Source code of charts:
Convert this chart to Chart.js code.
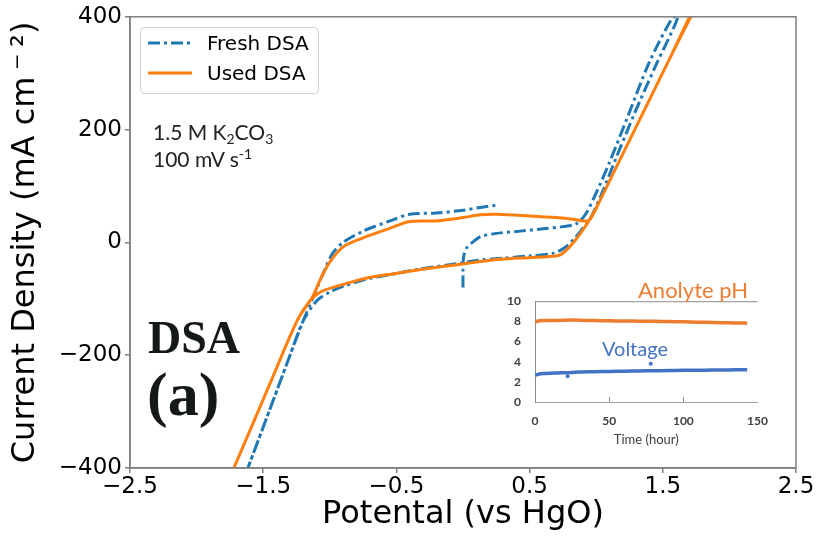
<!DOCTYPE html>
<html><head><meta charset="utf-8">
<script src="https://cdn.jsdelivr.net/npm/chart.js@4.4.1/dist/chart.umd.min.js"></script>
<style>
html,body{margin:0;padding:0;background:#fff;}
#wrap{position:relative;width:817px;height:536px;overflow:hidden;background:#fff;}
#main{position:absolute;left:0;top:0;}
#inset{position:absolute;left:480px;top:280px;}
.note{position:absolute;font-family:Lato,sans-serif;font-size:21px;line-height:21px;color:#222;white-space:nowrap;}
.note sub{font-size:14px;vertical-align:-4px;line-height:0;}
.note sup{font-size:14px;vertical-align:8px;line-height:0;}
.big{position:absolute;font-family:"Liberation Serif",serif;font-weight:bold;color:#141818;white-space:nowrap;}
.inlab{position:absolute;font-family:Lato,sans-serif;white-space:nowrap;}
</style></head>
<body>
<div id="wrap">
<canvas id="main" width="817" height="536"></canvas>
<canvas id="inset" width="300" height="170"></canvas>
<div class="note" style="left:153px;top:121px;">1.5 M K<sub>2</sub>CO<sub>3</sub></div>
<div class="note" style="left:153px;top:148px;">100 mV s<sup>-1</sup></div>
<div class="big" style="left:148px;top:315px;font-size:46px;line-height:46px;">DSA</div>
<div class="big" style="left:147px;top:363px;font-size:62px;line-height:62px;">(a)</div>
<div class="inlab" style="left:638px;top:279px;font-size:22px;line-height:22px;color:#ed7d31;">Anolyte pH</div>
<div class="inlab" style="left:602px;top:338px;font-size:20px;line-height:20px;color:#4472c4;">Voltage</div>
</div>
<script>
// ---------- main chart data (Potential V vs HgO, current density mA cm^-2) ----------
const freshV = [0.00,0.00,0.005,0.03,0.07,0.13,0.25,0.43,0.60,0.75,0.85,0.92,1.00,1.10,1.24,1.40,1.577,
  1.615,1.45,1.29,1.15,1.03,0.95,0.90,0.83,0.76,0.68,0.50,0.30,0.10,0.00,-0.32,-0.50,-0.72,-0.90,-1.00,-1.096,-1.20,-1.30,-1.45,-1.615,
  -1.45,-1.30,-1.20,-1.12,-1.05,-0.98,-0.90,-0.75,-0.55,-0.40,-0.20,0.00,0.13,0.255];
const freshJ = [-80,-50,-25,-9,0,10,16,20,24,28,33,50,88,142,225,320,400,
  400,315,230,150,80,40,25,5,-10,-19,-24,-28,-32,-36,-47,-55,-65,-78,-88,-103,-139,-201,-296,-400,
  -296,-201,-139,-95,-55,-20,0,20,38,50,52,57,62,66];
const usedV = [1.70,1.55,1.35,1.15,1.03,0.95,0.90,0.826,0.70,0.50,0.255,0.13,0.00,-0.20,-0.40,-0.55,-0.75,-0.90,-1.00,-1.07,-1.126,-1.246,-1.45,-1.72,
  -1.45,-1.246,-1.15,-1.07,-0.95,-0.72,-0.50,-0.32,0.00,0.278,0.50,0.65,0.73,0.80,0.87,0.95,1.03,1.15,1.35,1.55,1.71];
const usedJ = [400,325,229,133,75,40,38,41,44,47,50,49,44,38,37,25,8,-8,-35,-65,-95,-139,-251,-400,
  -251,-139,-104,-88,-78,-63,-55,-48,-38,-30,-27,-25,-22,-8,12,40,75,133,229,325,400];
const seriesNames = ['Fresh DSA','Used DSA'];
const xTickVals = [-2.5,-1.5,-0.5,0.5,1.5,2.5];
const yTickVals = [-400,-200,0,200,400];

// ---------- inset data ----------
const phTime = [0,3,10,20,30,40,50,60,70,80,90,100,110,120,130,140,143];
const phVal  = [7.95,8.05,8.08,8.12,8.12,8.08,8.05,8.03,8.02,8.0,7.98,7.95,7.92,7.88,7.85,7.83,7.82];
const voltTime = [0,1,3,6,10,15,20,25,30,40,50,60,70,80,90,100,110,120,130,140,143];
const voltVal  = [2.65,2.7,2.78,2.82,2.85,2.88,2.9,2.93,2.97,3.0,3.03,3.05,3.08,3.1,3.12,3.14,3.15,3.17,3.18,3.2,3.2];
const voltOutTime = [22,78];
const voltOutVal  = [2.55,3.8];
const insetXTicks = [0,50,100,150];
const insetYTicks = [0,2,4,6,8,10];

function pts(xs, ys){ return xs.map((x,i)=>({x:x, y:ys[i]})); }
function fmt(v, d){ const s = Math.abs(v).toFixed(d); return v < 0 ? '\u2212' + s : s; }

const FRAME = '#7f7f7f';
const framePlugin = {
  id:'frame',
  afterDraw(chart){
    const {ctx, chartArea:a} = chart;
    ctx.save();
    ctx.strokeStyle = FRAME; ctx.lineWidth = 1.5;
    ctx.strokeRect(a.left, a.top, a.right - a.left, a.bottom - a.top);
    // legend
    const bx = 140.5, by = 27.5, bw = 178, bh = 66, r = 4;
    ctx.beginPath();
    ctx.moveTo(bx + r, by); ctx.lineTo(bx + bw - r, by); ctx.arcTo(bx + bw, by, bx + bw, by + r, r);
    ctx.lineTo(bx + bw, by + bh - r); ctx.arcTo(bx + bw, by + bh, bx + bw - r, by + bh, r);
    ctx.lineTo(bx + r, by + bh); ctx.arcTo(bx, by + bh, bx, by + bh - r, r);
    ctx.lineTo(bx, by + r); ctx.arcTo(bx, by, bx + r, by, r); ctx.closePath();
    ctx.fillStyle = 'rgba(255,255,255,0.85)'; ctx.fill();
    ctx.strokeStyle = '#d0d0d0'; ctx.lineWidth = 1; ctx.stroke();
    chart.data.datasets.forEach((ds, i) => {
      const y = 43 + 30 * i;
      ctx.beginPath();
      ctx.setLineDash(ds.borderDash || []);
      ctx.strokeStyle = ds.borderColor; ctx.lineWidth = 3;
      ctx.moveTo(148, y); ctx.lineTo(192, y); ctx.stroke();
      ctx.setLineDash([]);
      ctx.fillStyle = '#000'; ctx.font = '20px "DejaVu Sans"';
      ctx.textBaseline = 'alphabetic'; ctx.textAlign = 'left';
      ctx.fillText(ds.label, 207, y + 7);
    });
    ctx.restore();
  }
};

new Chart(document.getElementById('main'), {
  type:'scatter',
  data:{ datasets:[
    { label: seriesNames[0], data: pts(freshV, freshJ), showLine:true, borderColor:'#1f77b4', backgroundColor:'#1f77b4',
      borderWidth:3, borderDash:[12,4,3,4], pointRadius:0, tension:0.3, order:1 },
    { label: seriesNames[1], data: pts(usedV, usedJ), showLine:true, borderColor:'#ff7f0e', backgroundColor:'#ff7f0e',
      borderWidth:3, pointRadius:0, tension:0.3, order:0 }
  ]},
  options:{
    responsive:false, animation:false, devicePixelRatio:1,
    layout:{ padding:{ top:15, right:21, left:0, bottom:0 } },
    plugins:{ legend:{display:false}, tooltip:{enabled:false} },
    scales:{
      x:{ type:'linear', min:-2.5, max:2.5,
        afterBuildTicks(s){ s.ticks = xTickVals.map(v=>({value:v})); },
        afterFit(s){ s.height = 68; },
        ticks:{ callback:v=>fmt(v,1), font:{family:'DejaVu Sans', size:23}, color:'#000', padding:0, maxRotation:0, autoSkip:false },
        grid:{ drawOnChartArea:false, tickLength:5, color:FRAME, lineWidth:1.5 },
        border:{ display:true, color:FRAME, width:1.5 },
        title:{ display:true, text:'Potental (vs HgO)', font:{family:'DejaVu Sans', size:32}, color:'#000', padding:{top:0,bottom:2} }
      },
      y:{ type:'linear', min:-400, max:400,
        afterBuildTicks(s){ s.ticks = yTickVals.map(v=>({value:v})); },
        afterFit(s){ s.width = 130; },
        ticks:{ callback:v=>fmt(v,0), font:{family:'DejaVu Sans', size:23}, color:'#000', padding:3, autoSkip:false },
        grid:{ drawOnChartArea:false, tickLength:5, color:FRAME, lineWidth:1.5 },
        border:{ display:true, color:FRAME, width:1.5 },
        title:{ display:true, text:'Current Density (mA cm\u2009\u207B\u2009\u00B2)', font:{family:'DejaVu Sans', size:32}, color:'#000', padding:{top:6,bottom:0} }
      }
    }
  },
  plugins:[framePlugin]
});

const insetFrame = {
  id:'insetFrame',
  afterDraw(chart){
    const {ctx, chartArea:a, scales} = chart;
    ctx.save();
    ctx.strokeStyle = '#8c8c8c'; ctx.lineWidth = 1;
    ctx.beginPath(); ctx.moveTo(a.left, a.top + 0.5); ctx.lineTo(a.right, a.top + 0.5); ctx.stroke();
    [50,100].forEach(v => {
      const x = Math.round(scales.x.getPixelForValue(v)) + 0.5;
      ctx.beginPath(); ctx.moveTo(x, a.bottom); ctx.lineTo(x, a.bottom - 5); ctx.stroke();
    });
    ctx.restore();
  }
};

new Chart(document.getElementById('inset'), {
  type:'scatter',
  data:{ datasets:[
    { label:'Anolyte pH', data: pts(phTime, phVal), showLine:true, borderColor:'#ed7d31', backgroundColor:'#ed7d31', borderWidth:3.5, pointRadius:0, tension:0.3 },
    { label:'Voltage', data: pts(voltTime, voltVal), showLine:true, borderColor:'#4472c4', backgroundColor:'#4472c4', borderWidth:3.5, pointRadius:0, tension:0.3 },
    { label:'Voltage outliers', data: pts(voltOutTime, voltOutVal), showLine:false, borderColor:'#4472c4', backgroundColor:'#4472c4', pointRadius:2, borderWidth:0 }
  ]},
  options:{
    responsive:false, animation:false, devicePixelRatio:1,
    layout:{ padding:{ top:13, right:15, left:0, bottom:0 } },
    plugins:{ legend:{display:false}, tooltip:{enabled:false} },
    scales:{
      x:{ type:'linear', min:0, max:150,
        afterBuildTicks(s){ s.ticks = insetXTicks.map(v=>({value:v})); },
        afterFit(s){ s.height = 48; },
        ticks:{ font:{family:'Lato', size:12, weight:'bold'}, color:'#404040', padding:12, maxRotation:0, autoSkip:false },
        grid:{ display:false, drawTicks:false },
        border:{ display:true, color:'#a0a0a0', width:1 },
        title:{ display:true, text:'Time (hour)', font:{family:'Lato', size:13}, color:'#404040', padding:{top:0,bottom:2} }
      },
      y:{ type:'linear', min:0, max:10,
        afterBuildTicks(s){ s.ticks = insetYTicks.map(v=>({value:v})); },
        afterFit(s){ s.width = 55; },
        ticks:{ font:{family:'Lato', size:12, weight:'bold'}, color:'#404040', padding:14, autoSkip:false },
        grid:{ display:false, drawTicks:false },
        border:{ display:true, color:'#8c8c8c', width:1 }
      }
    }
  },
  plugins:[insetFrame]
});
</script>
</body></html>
...
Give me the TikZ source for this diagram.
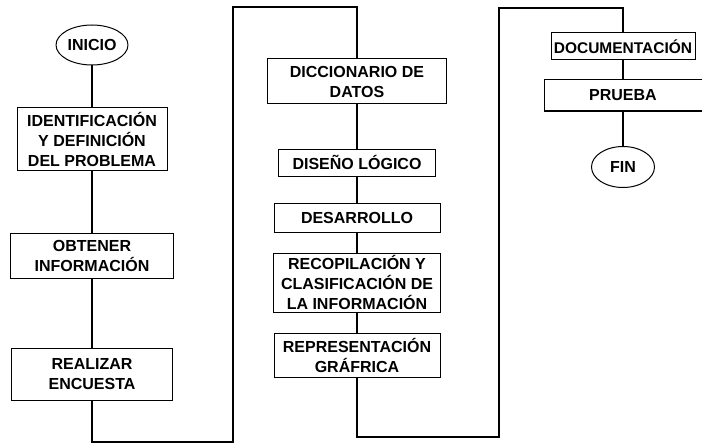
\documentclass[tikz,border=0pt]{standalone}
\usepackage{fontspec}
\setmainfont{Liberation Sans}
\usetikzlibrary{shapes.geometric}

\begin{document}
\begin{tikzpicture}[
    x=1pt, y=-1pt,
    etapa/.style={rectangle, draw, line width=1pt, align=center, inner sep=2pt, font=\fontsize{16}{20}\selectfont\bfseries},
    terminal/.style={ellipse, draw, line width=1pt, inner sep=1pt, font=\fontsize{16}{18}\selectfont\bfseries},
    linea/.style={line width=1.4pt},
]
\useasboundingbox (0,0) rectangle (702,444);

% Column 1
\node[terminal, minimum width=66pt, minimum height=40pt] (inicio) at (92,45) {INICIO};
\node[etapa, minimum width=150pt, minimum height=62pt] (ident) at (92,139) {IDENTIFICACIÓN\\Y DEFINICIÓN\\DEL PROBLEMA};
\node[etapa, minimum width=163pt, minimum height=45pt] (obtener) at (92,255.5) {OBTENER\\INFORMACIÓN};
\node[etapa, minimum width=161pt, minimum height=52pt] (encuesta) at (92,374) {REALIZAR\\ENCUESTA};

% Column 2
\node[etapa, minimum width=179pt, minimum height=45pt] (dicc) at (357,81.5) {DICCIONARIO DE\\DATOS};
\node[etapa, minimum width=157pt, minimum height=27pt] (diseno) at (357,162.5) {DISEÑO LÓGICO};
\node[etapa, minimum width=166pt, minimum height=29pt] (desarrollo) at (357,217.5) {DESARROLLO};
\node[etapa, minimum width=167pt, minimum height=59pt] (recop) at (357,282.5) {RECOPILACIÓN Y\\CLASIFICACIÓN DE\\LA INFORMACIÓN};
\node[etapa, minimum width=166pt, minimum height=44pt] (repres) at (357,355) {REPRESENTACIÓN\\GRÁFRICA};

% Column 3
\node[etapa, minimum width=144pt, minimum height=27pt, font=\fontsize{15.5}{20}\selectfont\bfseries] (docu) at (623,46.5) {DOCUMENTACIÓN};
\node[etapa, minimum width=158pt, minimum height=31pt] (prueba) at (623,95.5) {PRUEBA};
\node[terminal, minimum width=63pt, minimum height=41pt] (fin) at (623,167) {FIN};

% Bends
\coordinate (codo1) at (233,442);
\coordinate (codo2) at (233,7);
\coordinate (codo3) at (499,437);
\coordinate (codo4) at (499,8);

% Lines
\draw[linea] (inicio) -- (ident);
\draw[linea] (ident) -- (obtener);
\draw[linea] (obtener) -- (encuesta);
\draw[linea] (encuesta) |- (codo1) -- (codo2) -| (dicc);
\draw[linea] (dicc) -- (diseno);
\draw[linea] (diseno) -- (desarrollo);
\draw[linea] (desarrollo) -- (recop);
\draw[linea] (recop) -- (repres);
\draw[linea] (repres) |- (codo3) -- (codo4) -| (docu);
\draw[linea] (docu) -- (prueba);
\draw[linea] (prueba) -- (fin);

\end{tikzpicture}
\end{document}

EXERCISE REQUIREMENTS: Your reply is one number: how many lines of the records above contain the word "this".

EXERCISE SOLUTION: 2